The TSA-laden scaffold vaccine generated robust anti-tumor responses against spontaneous colorectal tumor in transgenic Apc^min/+mice. (A) Schematic of scaffold vaccine to prevent the progression of spontaneous colorectal tumor. (B) The IFN-γ production in supernatant of CD8⁺ T cells harvested from immunized mice and restimulated with TSA for 3 days. (C) Photographs of the tumors at the end of treatment (a) and total number of tumors in colon (b). (D) Number of tumors in different size range. (E) TUNEL staining of tumor in the colon after DOCA-HA/TSA@acGM treatment.

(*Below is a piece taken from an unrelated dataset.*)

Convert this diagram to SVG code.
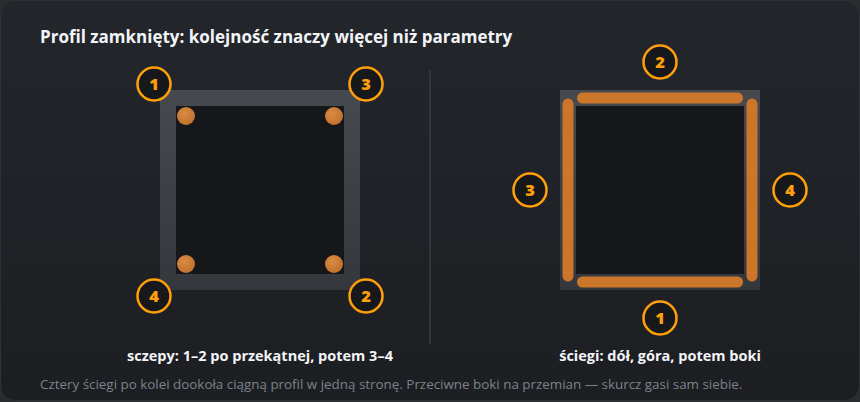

Scale bar: 50 μm. (F) Proportion of CD8⁺ within CD3⁺ T cells. (G) Proportion of Ki67 within CD8⁺ T cells. (H) Immunostaining in the tumor at day 14 showing CD8⁺ T cells (Red), and IFN-γ (green). Scale bar: 50 μm. (I) Immunostaining in the tumor at day 14 showing CD8⁺ T cells (Red), and Granzyme B (Cyan). Scale bar: 50 μm. n ≥ 5, values represent means ± standard deviation. Statistical significance was calculated by student's t-test. ns: no significance; *p < 0.05, **p < 0.01, ***p < 0.001, ****p < 0.0001.